Monday, April 5, 2010
I've been a Cubs fan since 1982. I've been out to spring training in Arizona and even when I was living in London I'd make one trip to Chicago every year for a home stand.
Their first game of the season has always been a complete emotional stew of optimism and realism; but always seasoned with the joy that baseball itself gives me and the reassurance that, win or lose - and yes, insert 'it's usually lose' joke here - I'd never feel quite myself rooting for another team the way I do for the Cubbies.
My wife's family are Red Sox nation through and through, and up until 2004 we had something in common.
Living in New York, I go see the Mets - and their single A Brooklyn Cyclones - a lot and want them to do well - except in the obvious games - because there seems to be a sort of self-deprecating, fatalist connection between Mets and Cubs fans the way there just isn't with Yankee fans.
Here's an example: I was at Shea for a July 4th doubleheader about ten years ago, and in between innings Mr Met and his cohorts were going round with the microphone asking little kids questions about American history, and showing their answers up on the big screen.

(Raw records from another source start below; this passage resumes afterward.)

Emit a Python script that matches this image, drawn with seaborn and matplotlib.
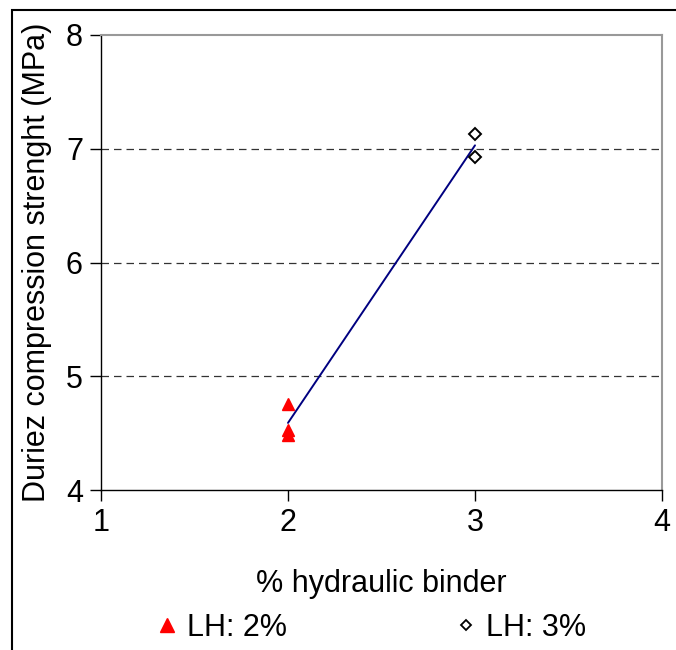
import numpy as np
import pandas as pd
import matplotlib
matplotlib.use("Agg")
import matplotlib.pyplot as plt
import seaborn as sns
from matplotlib.patches import Rectangle
from matplotlib.lines import Line2D

binder_2 = [2, 2, 2]
strength_2 = [4.76, 4.53, 4.48]
binder_3 = [3, 3]
strength_3 = [7.13, 6.93]
series = ["LH: 2%", "LH: 3%"]
x_ticks = [1, 2, 3, 4]
y_ticks = [4, 5, 6, 7, 8]

df = pd.DataFrame({
    "binder": binder_2 + binder_3,
    "strength": strength_2 + strength_3,
    "series": [series[0]] * len(binder_2) + [series[1]] * len(binder_3),
})

sns.set_style("white")
plt.rcParams["font.family"] = ["Liberation Sans", "DejaVu Sans"]
plt.rcParams["text.color"] = "black"
plt.rcParams["axes.labelcolor"] = "black"
plt.rcParams["xtick.color"] = "black"
plt.rcParams["ytick.color"] = "black"

FS = 22

fig = plt.figure(figsize=(6.76, 6.5), dpi=100)
ax = fig.add_axes([101 / 676, 1 - 490 / 650, (662 - 101) / 676, (490 - 35) / 650])

for yv in [5, 6, 7]:
    ax.axhline(yv, color="#333333", lw=0.9, ls=(0, (6, 4)), zorder=0)

sns.regplot(data=df, x="binder", y="strength", ax=ax, ci=None, scatter=False,
            truncate=True, line_kws=dict(color="#000080", lw=1.4, zorder=2))

ax.plot(binder_2, strength_2, ls="none", marker="^", ms=9, mfc="red", mec="red", zorder=3)
ax.plot(binder_3, strength_3, ls="none", marker="D", ms=6.5, mfc="white", mec="black",
        mew=1.4, zorder=3)

ax.set_xlim(1, 4)
ax.set_ylim(4, 8)
ax.set_xticks(x_ticks)
ax.set_yticks(y_ticks)
ax.tick_params(axis="both", labelsize=FS, direction="out", length=8, width=1,
               color="black", left=True, bottom=True, pad=5)
ax.set_xlabel("% hydraulic binder", fontsize=FS, labelpad=22)
ax.set_ylabel("Duriez compression strenght (MPa)", fontsize=FS, labelpad=10)

for s in ["left", "bottom"]:
    ax.spines[s].set_color("black")
    ax.spines[s].set_linewidth(1.0)
for s in ["right", "top"]:
    ax.spines[s].set_color("#999999")
    ax.spines[s].set_linewidth(1.5)

handles = [
    Line2D([], [], ls="none", marker="^", ms=10, mfc="red", mec="red"),
    Line2D([], [], ls="none", marker="D", ms=5.5, mfc="white", mec="black", mew=1.3),
]
fig.legend(handles, series, loc="center", bbox_to_anchor=(0.546, 1 - 628 / 650), ncol=2,
           frameon=False, fontsize=FS, columnspacing=5.35, handletextpad=0.15,
           handlelength=1.0)

fig.patches.append(Rectangle((12 / 676, -0.1), 1.2, 1.1 - 10 / 650,
                             transform=fig.transFigure, fill=False,
                             edgecolor="black", lw=1.5, zorder=10))

fig.savefig("out.png", dpi=100)
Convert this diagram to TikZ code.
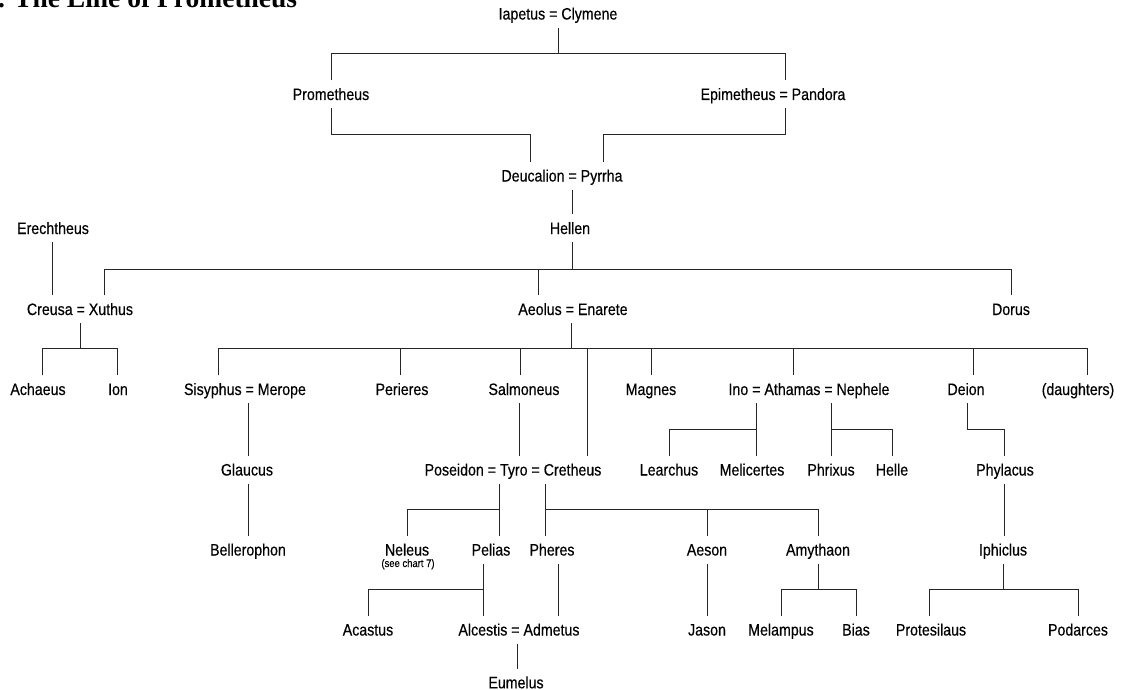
\documentclass[tikz,border=0pt]{standalone}
\usepackage{fontspec}
\setmainfont{Liberation Sans}[FakeStretch=0.86,FakeBold=0.35]
\newfontfamily\titlefont{Liberation Serif}
\begin{document}
\begin{tikzpicture}[x=1pt,y=-1pt,
  person/.style={anchor=base, inner xsep=1pt, inner ysep=8pt, text height=11.5pt, text depth=0pt, font=\fontsize{16.5}{18}\selectfont},
  note/.style={anchor=base, inner sep=0pt, font=\fontsize{11}{12}\selectfont},
  link/.style={draw=black!85, line width=0.75pt}]
\useasboundingbox (0,0) rectangle (1132,690);
\clip (0,0) rectangle (1132,690);
\fill[white] (0,0) rectangle (1132,690);

% title (cut off at the top, as in the reference)
\node[anchor=base west, inner sep=0pt, font=\titlefont\bfseries\fontsize{27.5}{30}\selectfont] (title) at (-2,8) {. The Line of Prometheus};

% row 0
\node[person] (iap) at (558,19.5) {Iapetus = Clymene};
% row 1
\node[person] (prom) at (331,100) {Prometheus};
\node[person] (epi) at (773,100) {Epimetheus = Pandora};
% row 2
\node[person] (deu) at (562,181.5) {Deucalion = Pyrrha};
% row 3
\node[person] (ere) at (53,234) {Erechtheus};
\node[person] (hel) at (570,234) {Hellen};
% row 4
\node[person] (cx) at (80,315) {Creusa = Xuthus};
\node[person] (aeo) at (573,315) {Aeolus = Enarete};
\node[person] (dor) at (1011,315) {Dorus};
% row 5
\node[person] (ach) at (38,395) {Achaeus};
\node[person] (ion) at (118,395) {Ion};
\node[person] (sis) at (245,395) {Sisyphus = Merope};
\node[person] (per) at (402,395) {Perieres};
\node[person] (sal) at (524,395) {Salmoneus};
\node[person] (mag) at (651,395) {Magnes};
\node[person] (ino) at (809,395) {Ino = Athamas = Nephele};
\node[person] (dei) at (966,395) {Deion};
\node[person] (dau) at (1078,395) {(daughters)};
% row 6
\node[person] (gla) at (247,475.5) {Glaucus};
\node[person] (pos) at (513,475.5) {Poseidon = Tyro = Cretheus};
\node[person] (lea) at (669,475.5) {Learchus};
\node[person] (mlc) at (752,475.5) {Melicertes};
\node[person] (phr) at (831,475.5) {Phrixus};
\node[person] (hle) at (892,475.5) {Helle};
\node[person] (phy) at (1005,475.5) {Phylacus};
% row 7
\node[person] (bel) at (248,555.5) {Bellerophon};
\node[person] (nel) at (407,555.5) {Neleus};
\node[note] (see) at (408,567) {(see chart 7)};
\node[person] (pel) at (491,555.5) {Pelias};
\node[person] (phe) at (552,555.5) {Pheres};
\node[person] (aes) at (707,555.5) {Aeson};
\node[person] (amy) at (818,555.5) {Amythaon};
\node[person] (iph) at (1003,555.5) {Iphiclus};
% row 8
\node[person] (aca) at (368,635.5) {Acastus};
\node[person] (alc) at (519,635.5) {Alcestis = Admetus};
\node[person] (jas) at (707,635.5) {Jason};
\node[person] (mlp) at (781,635.5) {Melampus};
\node[person] (bia) at (856,635.5) {Bias};
\node[person] (pro) at (931,635.5) {Protesilaus};
\node[person] (pod) at (1078,635.5) {Podarces};
% row 9
\node[person] (eum) at (516,688.3) {Eumelus};

% junction coordinates
\coordinate (jA) at (558,53);  \coordinate (jA1) at (331,53);  \coordinate (jA2) at (785,53);
\coordinate (jB1) at (331,134); \coordinate (jB2) at (530,134); \coordinate (jB3) at (603,134); \coordinate (jB4) at (785,134);
\coordinate (jC) at (572,200);
\coordinate (jD) at (572,269); \coordinate (jD1) at (104,269); \coordinate (jD2) at (538,269); \coordinate (jD4) at (1011,269);
\coordinate (jE) at (52,260);
\coordinate (jF) at (80,348); \coordinate (jF1) at (42,348); \coordinate (jF2) at (117,348);
\coordinate (jG) at (571,348); \coordinate (jG1) at (218,348); \coordinate (jG2) at (400,348);
\coordinate (jG3) at (520,348); \coordinate (jG4) at (587,348); \coordinate (jG5) at (651,348);
\coordinate (jG6) at (793,348); \coordinate (jG7) at (973,348); \coordinate (jG9) at (1087,348);
\coordinate (jH) at (248,500);
\coordinate (jI) at (519,430);
\coordinate (jJ1) at (407,509); \coordinate (jJ2) at (499,509);
\coordinate (jK1) at (545,509); \coordinate (jK2) at (707,509); \coordinate (jK3) at (818,509);
\coordinate (jL1) at (368,589); \coordinate (jL2) at (483,589);
\coordinate (jM) at (558,590);
\coordinate (jN) at (517,660);
\coordinate (jO) at (707,590);
\coordinate (jP) at (818,589); \coordinate (jP1) at (781,589); \coordinate (jP2) at (856,589);
\coordinate (jQ1) at (669,429); \coordinate (jQ2) at (756,429);
\coordinate (jR1) at (831,429); \coordinate (jR2) at (892,429);
\coordinate (jS1) at (967,429); \coordinate (jS2) at (1004,429);
\coordinate (jT) at (1004,510);
\coordinate (jU) at (1003,589); \coordinate (jU1) at (929,589); \coordinate (jU2) at (1078,589);

% Iapetus -> Prometheus, Epimetheus
\draw[link] (iap.south -| jA) -- (jA);
\draw[link] (prom.north -| jA1) |- (jA2) -- (epi.north -| jA2);
% Prometheus, Epimetheus -> Deucalion = Pyrrha
\draw[link] (prom.south -| jB1) |- (jB2) -- (deu.north -| jB2);
\draw[link] (epi.south -| jB4) |- (jB3) -- (deu.north -| jB3);
% Deucalion -> Hellen
\draw[link] (deu.south -| jC) -- (hel.north -| jC);
% Hellen -> Xuthus, Aeolus, Dorus
\draw[link] (hel.south -| jD) -- (jD);
\draw[link] (cx.north -| jD1) |- (jD4) -- (dor.north -| jD4);
\draw[link] (jD2) -- (aeo.north -| jD2);
% Erechtheus -> Creusa
\draw[link] (ere.south -| jE) -- (cx.north -| jE);
% Creusa = Xuthus -> Achaeus, Ion
\draw[link] (cx.south -| jF) -- (jF);
\draw[link] (ach.north -| jF1) |- (jF2) -- (ion.north -| jF2);
% Aeolus = Enarete -> children
\draw[link] (aeo.south -| jG) -- (jG);
\draw[link] (sis.north -| jG1) |- (jG9) -- (dau.north -| jG9);
\draw[link] (jG2) -- (per.north -| jG2);
\draw[link] (jG3) -- (sal.north -| jG3);
\draw[link] (jG4) -- (pos.north -| jG4);
\draw[link] (jG5) -- (mag.north -| jG5);
\draw[link] (jG6) -- (ino.north -| jG6);
\draw[link] (jG7) -- (dei.north -| jG7);
% Sisyphus -> Glaucus -> Bellerophon
\draw[link] (sis.south -| jH) -- (gla.north -| jH);
\draw[link] (gla.south -| jH) -- (bel.north -| jH);
% Salmoneus -> Tyro
\draw[link] (sal.south -| jI) -- (pos.north -| jI);
% Poseidon = Tyro -> Neleus, Pelias
\draw[link] (pos.south -| jJ2) -- (pel.north -| jJ2);
\draw[link] (nel.north -| jJ1) |- (jJ2);
% Tyro = Cretheus -> Pheres, Aeson, Amythaon
\draw[link] (pos.south -| jK1) -- (phe.north -| jK1);
\draw[link] (jK1) -- (jK3) -- (amy.north -| jK3);
\draw[link] (jK2) -- (aes.north -| jK2);
% Pelias -> Acastus, Alcestis
\draw[link] (pel.south -| jL2) -- (alc.north -| jL2);
\draw[link] (aca.north -| jL1) |- (jL2);
% Pheres -> Admetus
\draw[link] (phe.south -| jM) -- (alc.north -| jM);
% Alcestis = Admetus -> Eumelus
\draw[link] (alc.south -| jN) -- (eum.north -| jN);
% Aeson -> Jason
\draw[link] (aes.south -| jO) -- (jas.north -| jO);
% Amythaon -> Melampus, Bias
\draw[link] (amy.south -| jP) -- (jP);
\draw[link] (mlp.north -| jP1) |- (jP2) -- (bia.north -| jP2);
% Ino = Athamas -> Learchus, Melicertes
\draw[link] (ino.south -| jQ2) -- (mlc.north -| jQ2);
\draw[link] (lea.north -| jQ1) |- (jQ2);
% Athamas = Nephele -> Phrixus, Helle
\draw[link] (ino.south -| jR1) -- (phr.north -| jR1);
\draw[link] (jR1) -- (jR2) -- (hle.north -| jR2);
% Deion -> Phylacus -> Iphiclus
\draw[link] (dei.south -| jS1) |- (jS2) -- (phy.north -| jS2);
\draw[link] (phy.south -| jT) -- (iph.north -| jT);
% Iphiclus -> Protesilaus, Podarces
\draw[link] (iph.south -| jU) -- (jU);
\draw[link] (pro.north -| jU1) |- (jU2) -- (pod.north -| jU2);
\end{tikzpicture}
\end{document}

They asked one little kid "why are there 50 stars on the stars and stripes?" and before he could answer, the drunk guy behind him leans in and says "It's the number of games the Mets are gonna win this year.."
During the seventh-inning stretch at Cub games, I'm afraid I've never gotten out of the habit - much to my son's annoyance - of singing "..If they don't win it's the same."
Anyway, whoever you cheer for, happy opening day. As the late great Jeff MacNelly put it, it's the one day when everyone's in first place.
Shoe (wearing Cubs cap): A good Cubs fan accepts defeat and disappointment in the belief that tomorrow will be a better day. Do you know what that’s called, Skyler?
Shoe: Optimism is the word I was looking for.
Jeff and I, and millions of other diehards everywhere, would love a good season this year, please.
Let's Go Cubs!
*Update... So...that went well, didn't it?
The most opening day runs given up since 1900? Wha..?
Yes, the blown call on McLouth's "catch" was a joke. But even so, we played so poorly all round it probably wouldn't have made much difference to the outcome - although the players were clearly deflated by it immediately afterwards.
Bright spot? James Russell's pitching debut in relief, handing Jason Heyward his first big league strikeout. And the fact that, opening day or not, it's only one game. Only 1/162nd of the season. And I guess you can't have a Tuffy Rhodes moment every year.
(And incidentally, despite Tuffy's three HRs off Doc Gooden on opening day, 1994 - I remember I was watching on TV in a bar at Dulles Airport - the Cubs went on to lose the game.)